John R. de Witt’s Jus Divinum: The Westminster Assembly & the Divine Right of Church Government | Naphtali Press
 
For clarification, how does this book relate to the copy of Jus Divinum that I (and others) already purchased from you?
 
They both have Jus Divinum in the title.:) One is the work defending Presbyterian polity by the London Provincial Assembly (Jus Divinum Regiminis); the other is de Witt's doctoral thesis, a study of the Assembly debates and work on church government.
 
Thanks Chris,

Dr. John R. de Witt was my professor of systematic theology in seminary, and I will always be grateful for his lectures, which were practically all delivered with the passion one usually sees reserved for preaching. I hope to order a copy in the months to come as my book allowance permits. I owe more than words can express to his instruction.
 
Thanks for that David; I'm happy to say Dr. de Witt was pleased with the result and that this reprint will make the work now more readily attainable. I'm also happy of course that he agreed to the attempt to do this reprint which after some false starts and a long delay is now come to fruition. It was a different kind of project for me; 99.9 percent simply getting good scans of the pages from a sacrificed copy.
 
So tempting...so many books I haven't read.

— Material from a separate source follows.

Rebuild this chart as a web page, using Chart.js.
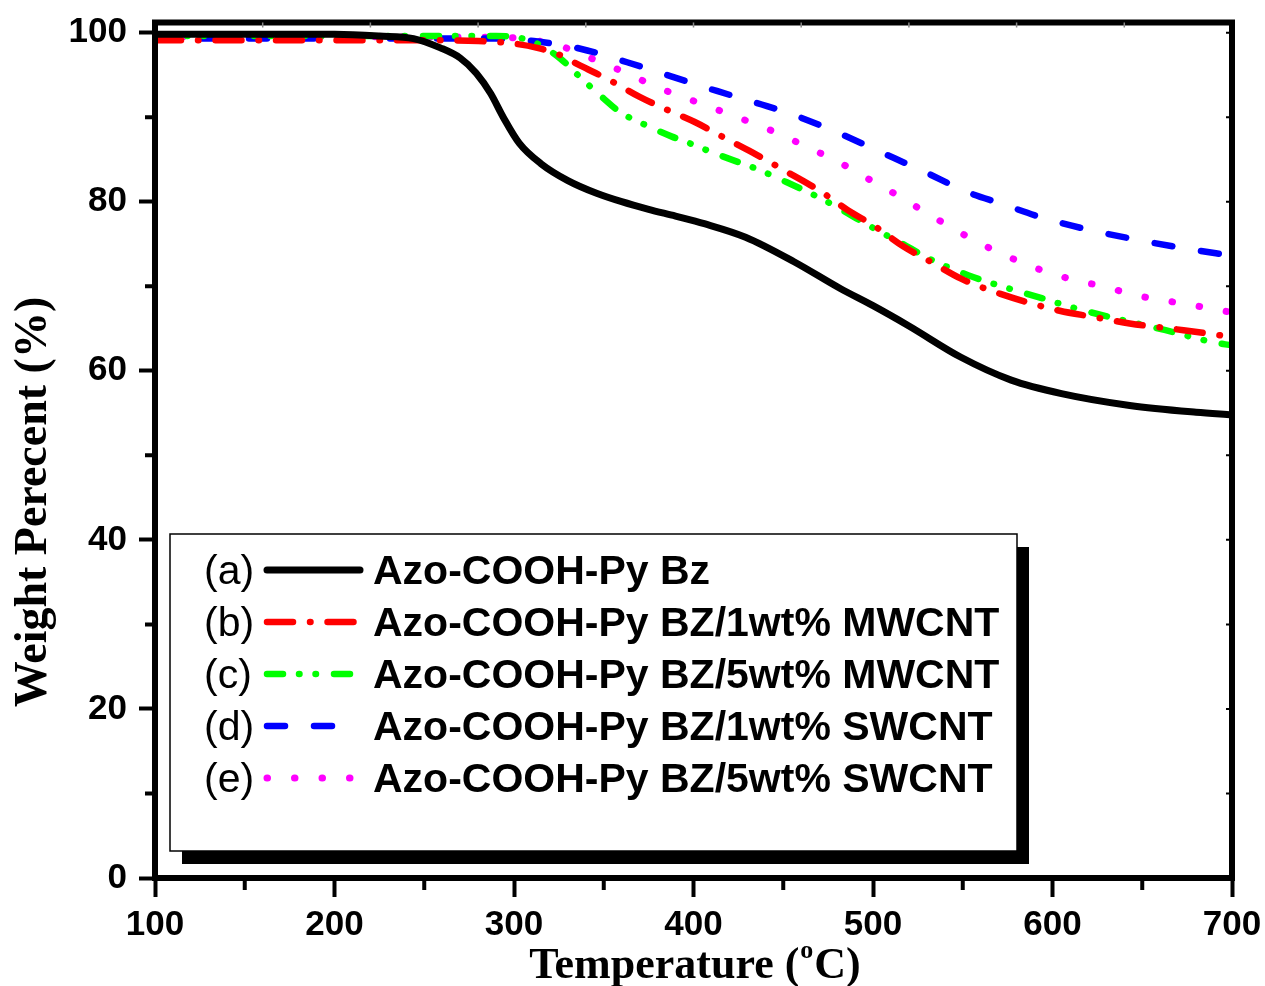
<!DOCTYPE html>
<html>
<head>
<meta charset="utf-8">
<script src="https://cdn.jsdelivr.net/npm/chart.js@4.4.1/dist/chart.umd.min.js"></script>
<style>
  html, body { margin: 0; padding: 0; background: #fff; }
  #wrap { width: 1265px; height: 986px; }
</style>
</head>
<body>
<div id="wrap"><canvas id="tgaChart"></canvas></div>
<script>
// TGA curves: temperature (°C) vs weight (%)
const tempA   = [100, 150, 200, 225, 244, 259, 270, 279, 287, 294, 303, 315, 330, 346, 360, 375, 390, 406, 429, 456, 482, 500, 520, 549, 577, 605, 643, 680, 700];
const weightA = [99.8, 99.8, 99.8, 99.6, 99.3, 98.2, 97.0, 95.2, 92.8, 90.0, 86.9, 84.5, 82.5, 81.0, 80.0, 79.1, 78.3, 77.4, 75.8, 72.9, 69.7, 67.7, 65.3, 61.6, 58.9, 57.3, 55.9, 55.1, 54.8];

const tempB   = [100, 150, 200, 250, 280, 300, 313, 324, 337, 354, 370, 385, 401, 416, 433, 454, 471, 486, 501, 517, 533, 549, 571, 604, 622, 643, 673, 700];
const weightB = [99.1, 99.1, 99.1, 99.1, 99.0, 98.7, 98.2, 97.5, 96.1, 94.3, 92.4, 90.9, 89.4, 87.7, 85.8, 83.3, 81.2, 79.0, 77.1, 74.7, 72.8, 70.9, 69.1, 67.1, 66.4, 65.6, 64.8, 64.0];

const tempC   = [100, 150, 200, 250, 290, 300, 313, 326, 337, 350, 359, 372, 388, 398, 412, 426, 435, 452, 468, 478, 491, 506, 515, 530, 553, 570, 594, 611, 635, 663, 689, 700];
const weightC = [99.6, 99.6, 99.6, 99.6, 99.6, 99.5, 98.7, 96.9, 94.7, 92.2, 90.6, 89.2, 87.7, 86.9, 85.7, 84.6, 83.9, 82.3, 80.7, 79.6, 78.0, 76.2, 75.2, 73.4, 71.3, 70.1, 68.6, 67.5, 66.2, 64.8, 63.4, 63.0];

const tempD   = [100, 150, 200, 250, 290, 311, 337, 363, 388, 413, 438, 454, 479, 504, 529, 553, 571, 596, 622, 647, 673, 700];
const weightD = [99.3, 99.3, 99.3, 99.3, 99.3, 99.0, 98.1, 96.5, 94.8, 93.1, 91.5, 90.4, 88.3, 85.9, 83.5, 81.1, 79.8, 78.0, 76.6, 75.5, 74.5, 73.6];

const tempE   = [100, 150, 200, 250, 300, 324, 333, 348, 363, 378, 394, 408, 423, 438, 450, 465, 480, 494, 510, 525, 540, 555, 568, 583, 598, 613, 630, 645, 660, 677, 700];
const weightE = [99.5, 99.5, 99.5, 99.5, 99.4, 98.5, 97.9, 96.5, 95.2, 93.7, 92.4, 91.3, 90.1, 88.9, 87.8, 86.3, 84.8, 83.1, 81.2, 79.3, 77.4, 75.6, 74.2, 72.8, 71.6, 70.7, 69.9, 69.0, 68.4, 67.8, 66.9];

const seriesTags  = ["(a)", "(b)", "(c)", "(d)", "(e)"];
const seriesNames = [
  "Azo-COOH-Py Bz",
  "Azo-COOH-Py BZ/1wt% MWCNT",
  "Azo-COOH-Py BZ/5wt% MWCNT",
  "Azo-COOH-Py BZ/1wt% SWCNT",
  "Azo-COOH-Py BZ/5wt% SWCNT"
];
const xTicks = [100, 200, 300, 400, 500, 600, 700];
const yTicks = [0, 20, 40, 60, 80, 100];
const xMinorTicks = [150, 250, 350, 450, 550, 650];
const yMinorTicks = [10, 30, 50, 70, 90];

const lineStyles = [
  { color: "#000000", dash: [], width: 7 },
  { color: "#ff0000", dash: [26, 17, 0.5, 17], width: 6.5 },
  { color: "#00ff00", dash: [16, 16, 0.5, 16, 0.5, 18], width: 6.5 },
  { color: "#0000ff", dash: [18, 29], width: 6.5 },
  { color: "#ff00ff", dash: [0.5, 27], width: 7 }
];

function toPoints(t, w) {
  return t.map((x, i) => ({ x: x, y: w[i] }));
}

const allSeries = [
  toPoints(tempA, weightA),
  toPoints(tempB, weightB),
  toPoints(tempC, weightC),
  toPoints(tempD, weightD),
  toPoints(tempE, weightE)
];

// frame, minor ticks and axis titles
const framePlugin = {
  id: "frame",
  afterDraw(chart) {
    const ctx = chart.ctx;
    const a = chart.chartArea;
    const xs = chart.scales.x, ys = chart.scales.y;
    ctx.save();
    ctx.strokeStyle = "#000";
    ctx.lineWidth = 6;
    ctx.lineJoin = "miter";
    ctx.strokeRect(a.left, a.top, a.right - a.left, a.bottom - a.top);

    ctx.lineWidth = 4;
    ctx.beginPath();
    yMinorTicks.forEach(v => {
      const y = ys.getPixelForValue(v);
      ctx.moveTo(a.left - 10, y); ctx.lineTo(a.left, y);
    });
    xMinorTicks.forEach(v => {
      const x = xs.getPixelForValue(v);
      ctx.moveTo(x, a.bottom); ctx.lineTo(x, a.bottom + 12);
    });
    ctx.stroke();

    // small inward ticks on right and top
    ctx.lineWidth = 2;
    ctx.beginPath();
    for (let v = 10; v <= 100; v += 10) {
      const y = ys.getPixelForValue(v);
      ctx.moveTo(a.right - 6, y); ctx.lineTo(a.right, y);
    }
    ctx.stroke();
    ctx.strokeStyle = "#888";
    ctx.lineWidth = 1.5;
    ctx.beginPath();
    for (let v = 160; v < 700; v += 60) {
      const x = xs.getPixelForValue(v);
      ctx.moveTo(x, a.top); ctx.lineTo(x, a.top + 5);
    }
    ctx.stroke();

    // axis titles
    ctx.fillStyle = "#000";
    ctx.font = "bold 46px 'Liberation Serif', 'Times New Roman', serif";
    ctx.textAlign = "center";
    ctx.textBaseline = "alphabetic";
    ctx.save();
    ctx.translate(46, 502);
    ctx.rotate(-Math.PI / 2);
    ctx.fillText("Weight Perecent (%)", 0, 0);
    ctx.restore();

    const f = "bold 44px 'Liberation Serif', 'Times New Roman', serif";
    const fs = "bold 26px 'Liberation Serif', 'Times New Roman', serif";
    ctx.font = f;
    const p1 = "Temperature (", p3 = "C)";
    const w1 = ctx.measureText(p1).width, w3 = ctx.measureText(p3).width;
    ctx.font = fs;
    const w2 = ctx.measureText("o").width + 2;
    const startX = 695 - (w1 + w2 + w3) / 2;
    const base = 978;
    ctx.textAlign = "left";
    ctx.font = f;
    ctx.fillText(p1, startX, base);
    ctx.font = fs;
    ctx.fillText("o", startX + w1 + 1, base - 20);
    ctx.font = f;
    ctx.fillText(p3, startX + w1 + w2, base);
    ctx.restore();
  }
};

// boxed legend with drop shadow
const legendPlugin = {
  id: "boxLegend",
  afterDraw(chart) {
    const ctx = chart.ctx;
    const box = { left: 170, top: 534, right: 1017, bottom: 851 };
    const w = box.right - box.left, h = box.bottom - box.top;
    ctx.save();
    ctx.fillStyle = "#000";
    ctx.fillRect(box.left + 12, box.top + 13, w, h);
    ctx.fillStyle = "#fff";
    ctx.fillRect(box.left, box.top, w, h);
    ctx.strokeStyle = "#000";
    ctx.lineWidth = 1.5;
    ctx.strokeRect(box.left, box.top, w, h);

    chart.data.datasets.forEach((ds, i) => {
      const y = 570 + i * 52;
      ctx.fillStyle = "#000";
      ctx.textBaseline = "alphabetic";
      ctx.textAlign = "left";
      ctx.font = "41px 'Liberation Sans', Arial, sans-serif";
      ctx.fillText(seriesTags[i], 204, y + 14);
      ctx.font = "bold 41px 'Liberation Sans', Arial, sans-serif";
      ctx.fillText(ds.label, 373, y + 14);

      ctx.strokeStyle = ds.borderColor;
      ctx.lineWidth = ds.borderWidth;
      ctx.lineCap = "round";
      ctx.setLineDash(ds.borderDash);
      ctx.beginPath();
      ctx.moveTo(267, y);
      ctx.lineTo(360, y);
      ctx.stroke();
      ctx.setLineDash([]);
    });
    ctx.restore();
  }
};

const xTickFont = { family: "'Liberation Sans', Arial, sans-serif", size: 35, weight: "bold", lineHeight: 1.5 };
const yTickFont = { family: "'Liberation Sans', Arial, sans-serif", size: 35, weight: "bold", lineHeight: 0.6 };

new Chart(document.getElementById("tgaChart"), {
  type: "line",
  data: {
    datasets: allSeries.map((pts, i) => ({
      label: seriesNames[i],
      data: pts,
      borderColor: lineStyles[i].color,
      backgroundColor: lineStyles[i].color,
      borderWidth: lineStyles[i].width,
      borderDash: lineStyles[i].dash,
      borderCapStyle: "round",
      borderJoinStyle: "round",
      cubicInterpolationMode: "monotone",
      pointRadius: 0,
      fill: false
    }))
  },
  options: {
    responsive: true,
    maintainAspectRatio: false,
    animation: false,
    layout: { padding: { left: 0, top: 22, right: 33, bottom: 0 } },
    plugins: { legend: { display: false }, tooltip: { enabled: false } },
    scales: {
      x: {
        type: "linear",
        min: 100,
        max: 700,
        afterBuildTicks: s => { s.ticks = xTicks.map(v => ({ value: v })); },
        afterFit: s => { s.height = 108; },
        ticks: { color: "#000", font: xTickFont, padding: 2, maxRotation: 0 },
        grid: { drawOnChartArea: false, drawTicks: true, tickLength: 19, tickWidth: 4, tickColor: "#000" },
        border: { display: true, width: 5, color: "#000" }
      },
      y: {
        type: "linear",
        min: 0,
        max: 101.2,
        afterBuildTicks: s => { s.ticks = yTicks.map(v => ({ value: v })); },
        afterFit: s => { s.width = 155; },
        ticks: { color: "#000", font: yTickFont, padding: 12 },
        grid: { drawOnChartArea: false, drawTicks: true, tickLength: 16, tickWidth: 4, tickColor: "#000" },
        border: { display: true, width: 5, color: "#000" }
      }
    }
  },
  plugins: [framePlugin, legendPlugin]
});
</script>
</body>
</html>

I have a confession to make Chris. I've been so busy that I'm just now reading CPJ 4. It's very good. I'm about 50 pages from completion.

Just out of curiosity, since the book is only 40 years old, is it hard to scan the original text and, with OCR, typeset it anew? I've actually been really surprised at what I'm able to get on Google Books lately. They've scanned a lot of old works and the OCR is really excellent to the point that I've got Ursinus Economy of the Covenants on my reader and the text is not "facsimile looking" but is in the built in font.

As I said, I'm very tempted to buy this work as Jus Divinum was such a good book. I'm afraid if I don't grab it, even to read later, that by the time I grab it, I won't be able to get it. My only dilemma now is that I'm really into trying to get books on my reader now as I'm running out of shelf space.
 
Rich,
The book was nicely set (linotype I imagine) and could have scanned as it was pretty sharp in the copy I had to butcher up. However, I am not sure when I would have had time to proof such a OCR'd text and then it didn't matter because Dr. de Witt did not want it reset but issued in facsimile.